**Records for processing**
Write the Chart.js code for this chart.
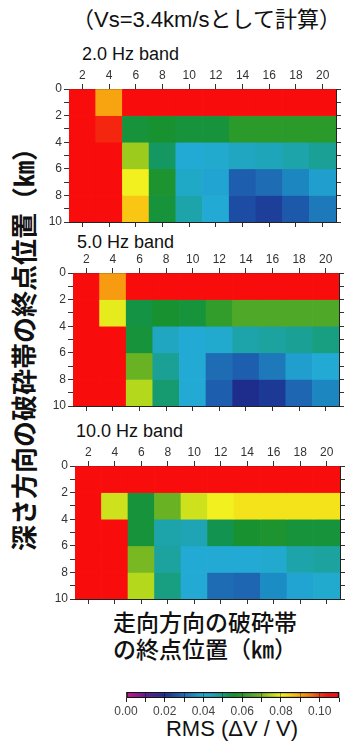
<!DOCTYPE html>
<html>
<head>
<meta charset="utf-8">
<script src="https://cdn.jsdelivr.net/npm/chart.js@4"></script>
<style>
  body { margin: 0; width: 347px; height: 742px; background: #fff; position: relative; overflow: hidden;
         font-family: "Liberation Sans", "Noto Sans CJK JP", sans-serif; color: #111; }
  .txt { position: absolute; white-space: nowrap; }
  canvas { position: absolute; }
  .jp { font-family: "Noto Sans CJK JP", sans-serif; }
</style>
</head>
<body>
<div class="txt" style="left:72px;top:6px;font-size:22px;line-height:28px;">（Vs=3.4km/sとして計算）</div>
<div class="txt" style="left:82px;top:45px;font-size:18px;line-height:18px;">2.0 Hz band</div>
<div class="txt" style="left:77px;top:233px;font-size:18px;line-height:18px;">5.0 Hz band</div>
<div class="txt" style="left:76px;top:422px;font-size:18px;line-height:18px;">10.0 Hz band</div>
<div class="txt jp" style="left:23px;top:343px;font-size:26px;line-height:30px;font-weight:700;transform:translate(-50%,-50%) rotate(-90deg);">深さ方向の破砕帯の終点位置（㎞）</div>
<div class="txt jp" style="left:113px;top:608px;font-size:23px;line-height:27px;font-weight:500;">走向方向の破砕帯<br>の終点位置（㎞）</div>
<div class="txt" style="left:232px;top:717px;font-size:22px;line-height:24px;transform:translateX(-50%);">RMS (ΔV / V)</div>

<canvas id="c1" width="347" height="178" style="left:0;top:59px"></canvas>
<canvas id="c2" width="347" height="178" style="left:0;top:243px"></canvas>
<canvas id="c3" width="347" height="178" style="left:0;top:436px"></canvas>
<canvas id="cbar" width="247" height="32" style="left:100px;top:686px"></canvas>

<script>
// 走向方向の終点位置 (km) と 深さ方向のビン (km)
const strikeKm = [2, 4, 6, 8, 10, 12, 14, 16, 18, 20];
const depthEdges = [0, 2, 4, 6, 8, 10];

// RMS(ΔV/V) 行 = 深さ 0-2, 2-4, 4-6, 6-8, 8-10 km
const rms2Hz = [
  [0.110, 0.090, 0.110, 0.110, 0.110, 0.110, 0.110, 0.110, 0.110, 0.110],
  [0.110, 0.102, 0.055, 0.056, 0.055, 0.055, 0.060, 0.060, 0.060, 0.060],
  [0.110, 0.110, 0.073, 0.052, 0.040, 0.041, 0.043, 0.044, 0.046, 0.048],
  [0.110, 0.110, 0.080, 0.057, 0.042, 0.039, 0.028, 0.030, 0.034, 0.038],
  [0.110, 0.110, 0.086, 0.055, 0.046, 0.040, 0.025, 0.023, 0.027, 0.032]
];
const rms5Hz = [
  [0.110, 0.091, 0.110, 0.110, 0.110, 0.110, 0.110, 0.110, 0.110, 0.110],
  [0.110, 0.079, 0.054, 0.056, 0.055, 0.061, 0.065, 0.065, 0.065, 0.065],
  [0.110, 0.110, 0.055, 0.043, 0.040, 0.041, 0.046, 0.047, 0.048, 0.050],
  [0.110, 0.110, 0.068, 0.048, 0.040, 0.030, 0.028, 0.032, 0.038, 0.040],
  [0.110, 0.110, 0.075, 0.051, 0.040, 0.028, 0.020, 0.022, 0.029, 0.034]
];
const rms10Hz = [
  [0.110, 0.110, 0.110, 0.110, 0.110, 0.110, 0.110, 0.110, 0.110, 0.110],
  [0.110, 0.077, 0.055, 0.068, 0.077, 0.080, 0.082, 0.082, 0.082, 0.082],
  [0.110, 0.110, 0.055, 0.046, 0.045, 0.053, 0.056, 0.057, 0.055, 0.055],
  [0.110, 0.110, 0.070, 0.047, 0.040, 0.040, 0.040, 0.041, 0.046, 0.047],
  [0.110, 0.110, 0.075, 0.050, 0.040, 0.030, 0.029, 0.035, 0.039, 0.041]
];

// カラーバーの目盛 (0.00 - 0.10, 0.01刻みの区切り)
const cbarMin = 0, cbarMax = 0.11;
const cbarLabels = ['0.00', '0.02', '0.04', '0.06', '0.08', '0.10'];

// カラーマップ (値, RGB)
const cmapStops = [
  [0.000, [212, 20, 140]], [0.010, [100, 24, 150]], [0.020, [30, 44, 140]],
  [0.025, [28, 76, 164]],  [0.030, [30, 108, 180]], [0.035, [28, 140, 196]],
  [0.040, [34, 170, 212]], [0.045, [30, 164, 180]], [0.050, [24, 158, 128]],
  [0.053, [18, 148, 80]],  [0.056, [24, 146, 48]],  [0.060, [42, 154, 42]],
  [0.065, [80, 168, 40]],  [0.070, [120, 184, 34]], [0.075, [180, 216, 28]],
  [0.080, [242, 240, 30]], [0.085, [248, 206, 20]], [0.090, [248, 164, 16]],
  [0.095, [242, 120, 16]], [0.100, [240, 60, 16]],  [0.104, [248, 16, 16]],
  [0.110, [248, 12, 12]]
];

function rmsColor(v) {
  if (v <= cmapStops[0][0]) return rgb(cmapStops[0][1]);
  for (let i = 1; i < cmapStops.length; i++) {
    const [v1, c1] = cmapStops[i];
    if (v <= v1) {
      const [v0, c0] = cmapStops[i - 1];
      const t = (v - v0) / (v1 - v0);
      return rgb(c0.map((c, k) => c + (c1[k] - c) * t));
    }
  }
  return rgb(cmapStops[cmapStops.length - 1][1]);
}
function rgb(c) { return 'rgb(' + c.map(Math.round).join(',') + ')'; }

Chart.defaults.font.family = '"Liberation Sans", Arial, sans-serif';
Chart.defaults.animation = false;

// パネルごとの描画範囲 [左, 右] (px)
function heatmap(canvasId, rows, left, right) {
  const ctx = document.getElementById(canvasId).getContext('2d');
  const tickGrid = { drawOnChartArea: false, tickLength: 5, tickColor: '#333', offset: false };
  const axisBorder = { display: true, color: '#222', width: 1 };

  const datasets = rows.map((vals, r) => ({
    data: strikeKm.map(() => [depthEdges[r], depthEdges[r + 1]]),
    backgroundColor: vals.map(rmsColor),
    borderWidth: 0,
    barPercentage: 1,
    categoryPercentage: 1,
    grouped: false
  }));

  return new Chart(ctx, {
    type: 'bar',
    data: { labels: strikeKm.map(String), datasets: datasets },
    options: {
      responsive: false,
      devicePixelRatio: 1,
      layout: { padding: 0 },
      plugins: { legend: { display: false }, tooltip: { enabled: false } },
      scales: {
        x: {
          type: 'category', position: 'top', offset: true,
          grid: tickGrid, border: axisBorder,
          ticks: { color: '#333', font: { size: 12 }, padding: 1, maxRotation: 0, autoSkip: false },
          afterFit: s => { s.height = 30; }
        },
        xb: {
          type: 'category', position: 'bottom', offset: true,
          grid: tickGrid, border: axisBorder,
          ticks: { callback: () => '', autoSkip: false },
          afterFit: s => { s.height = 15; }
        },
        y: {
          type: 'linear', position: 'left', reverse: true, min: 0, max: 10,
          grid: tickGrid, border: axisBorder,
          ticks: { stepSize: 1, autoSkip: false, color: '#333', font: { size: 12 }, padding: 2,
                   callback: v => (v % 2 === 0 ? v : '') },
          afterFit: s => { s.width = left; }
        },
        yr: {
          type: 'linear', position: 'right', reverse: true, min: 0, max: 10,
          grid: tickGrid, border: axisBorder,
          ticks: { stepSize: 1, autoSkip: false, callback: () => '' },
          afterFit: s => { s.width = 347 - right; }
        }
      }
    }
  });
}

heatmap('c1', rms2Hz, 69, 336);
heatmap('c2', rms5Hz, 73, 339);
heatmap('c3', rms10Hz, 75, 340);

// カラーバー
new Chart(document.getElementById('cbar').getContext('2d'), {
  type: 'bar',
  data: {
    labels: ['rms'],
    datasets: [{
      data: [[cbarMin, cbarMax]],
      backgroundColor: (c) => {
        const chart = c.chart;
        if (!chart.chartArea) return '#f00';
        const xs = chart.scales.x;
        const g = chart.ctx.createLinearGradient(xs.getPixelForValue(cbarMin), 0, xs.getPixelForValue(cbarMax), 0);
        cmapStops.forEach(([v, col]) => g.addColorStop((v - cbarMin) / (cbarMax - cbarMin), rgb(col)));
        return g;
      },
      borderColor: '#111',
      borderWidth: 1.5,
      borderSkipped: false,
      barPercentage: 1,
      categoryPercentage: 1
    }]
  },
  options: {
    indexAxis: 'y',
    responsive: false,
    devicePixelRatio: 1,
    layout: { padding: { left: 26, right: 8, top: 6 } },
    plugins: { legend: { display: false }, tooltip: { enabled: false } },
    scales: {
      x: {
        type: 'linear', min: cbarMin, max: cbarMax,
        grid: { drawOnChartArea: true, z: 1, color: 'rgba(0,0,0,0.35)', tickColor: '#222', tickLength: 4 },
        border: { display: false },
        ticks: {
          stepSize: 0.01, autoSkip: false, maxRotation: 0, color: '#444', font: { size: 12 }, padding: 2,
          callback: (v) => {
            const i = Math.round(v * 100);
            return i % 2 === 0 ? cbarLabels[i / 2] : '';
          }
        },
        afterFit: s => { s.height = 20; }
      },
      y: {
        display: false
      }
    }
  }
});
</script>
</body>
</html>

--

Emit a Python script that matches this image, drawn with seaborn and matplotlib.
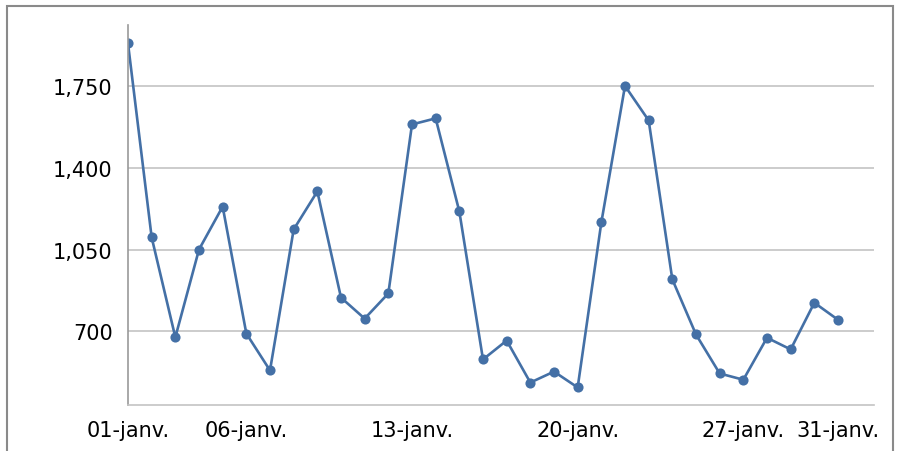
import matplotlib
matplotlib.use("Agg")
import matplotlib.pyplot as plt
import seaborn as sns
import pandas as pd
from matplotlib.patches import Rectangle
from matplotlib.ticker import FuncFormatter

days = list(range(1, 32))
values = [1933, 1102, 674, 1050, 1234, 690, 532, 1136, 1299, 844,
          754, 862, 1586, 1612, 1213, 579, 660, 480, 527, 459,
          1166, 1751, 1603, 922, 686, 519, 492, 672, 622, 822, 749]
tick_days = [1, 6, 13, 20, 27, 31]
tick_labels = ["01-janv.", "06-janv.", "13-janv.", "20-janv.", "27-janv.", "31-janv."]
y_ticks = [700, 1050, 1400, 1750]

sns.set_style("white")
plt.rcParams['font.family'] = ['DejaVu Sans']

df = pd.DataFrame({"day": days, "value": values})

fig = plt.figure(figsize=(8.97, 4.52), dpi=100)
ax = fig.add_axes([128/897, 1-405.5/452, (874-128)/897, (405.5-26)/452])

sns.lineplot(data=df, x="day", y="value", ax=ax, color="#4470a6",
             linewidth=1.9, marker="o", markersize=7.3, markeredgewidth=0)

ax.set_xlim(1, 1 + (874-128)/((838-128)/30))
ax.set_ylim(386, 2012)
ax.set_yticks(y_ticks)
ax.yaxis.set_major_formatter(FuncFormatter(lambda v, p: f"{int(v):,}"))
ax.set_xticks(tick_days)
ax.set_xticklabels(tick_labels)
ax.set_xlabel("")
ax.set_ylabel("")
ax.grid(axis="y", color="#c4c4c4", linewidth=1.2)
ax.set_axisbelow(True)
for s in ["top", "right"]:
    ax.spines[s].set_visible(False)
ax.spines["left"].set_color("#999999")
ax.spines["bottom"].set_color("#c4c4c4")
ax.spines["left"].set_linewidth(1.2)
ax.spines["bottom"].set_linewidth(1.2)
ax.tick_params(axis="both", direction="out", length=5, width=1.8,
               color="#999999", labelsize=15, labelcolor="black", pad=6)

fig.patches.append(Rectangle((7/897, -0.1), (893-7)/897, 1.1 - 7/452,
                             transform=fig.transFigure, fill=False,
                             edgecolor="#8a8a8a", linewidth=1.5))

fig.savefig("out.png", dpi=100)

**Given exercise**
Starting at the line containing "Write the Chart.js code for this chart." and ending at the line containing "const depthEdges = [0, 2, 4, 6, 8, 10];", copy those lines exactly, both included, and nothing more. Leave out any picture.

**Result for this exercise**
Write the Chart.js code for this chart.
<!DOCTYPE html>
<html>
<head>
<meta charset="utf-8">
<script src="https://cdn.jsdelivr.net/npm/chart.js@4"></script>
<style>
  body { margin: 0; width: 347px; height: 742px; background: #fff; position: relative; overflow: hidden;
         font-family: "Liberation Sans", "Noto Sans CJK JP", sans-serif; color: #111; }
  .txt { position: absolute; white-space: nowrap; }
  canvas { position: absolute; }
  .jp { font-family: "Noto Sans CJK JP", sans-serif; }
</style>
</head>
<body>
<div class="txt" style="left:72px;top:6px;font-size:22px;line-height:28px;">（Vs=3.4km/sとして計算）</div>
<div class="txt" style="left:82px;top:45px;font-size:18px;line-height:18px;">2.0 Hz band</div>
<div class="txt" style="left:77px;top:233px;font-size:18px;line-height:18px;">5.0 Hz band</div>
<div class="txt" style="left:76px;top:422px;font-size:18px;line-height:18px;">10.0 Hz band</div>
<div class="txt jp" style="left:23px;top:343px;font-size:26px;line-height:30px;font-weight:700;transform:translate(-50%,-50%) rotate(-90deg);">深さ方向の破砕帯の終点位置（㎞）</div>
<div class="txt jp" style="left:113px;top:608px;font-size:23px;line-height:27px;font-weight:500;">走向方向の破砕帯<br>の終点位置（㎞）</div>
<div class="txt" style="left:232px;top:717px;font-size:22px;line-height:24px;transform:translateX(-50%);">RMS (ΔV / V)</div>

<canvas id="c1" width="347" height="178" style="left:0;top:59px"></canvas>
<canvas id="c2" width="347" height="178" style="left:0;top:243px"></canvas>
<canvas id="c3" width="347" height="178" style="left:0;top:436px"></canvas>
<canvas id="cbar" width="247" height="32" style="left:100px;top:686px"></canvas>

<script>
// 走向方向の終点位置 (km) と 深さ方向のビン (km)
const strikeKm = [2, 4, 6, 8, 10, 12, 14, 16, 18, 20];
const depthEdges = [0, 2, 4, 6, 8, 10];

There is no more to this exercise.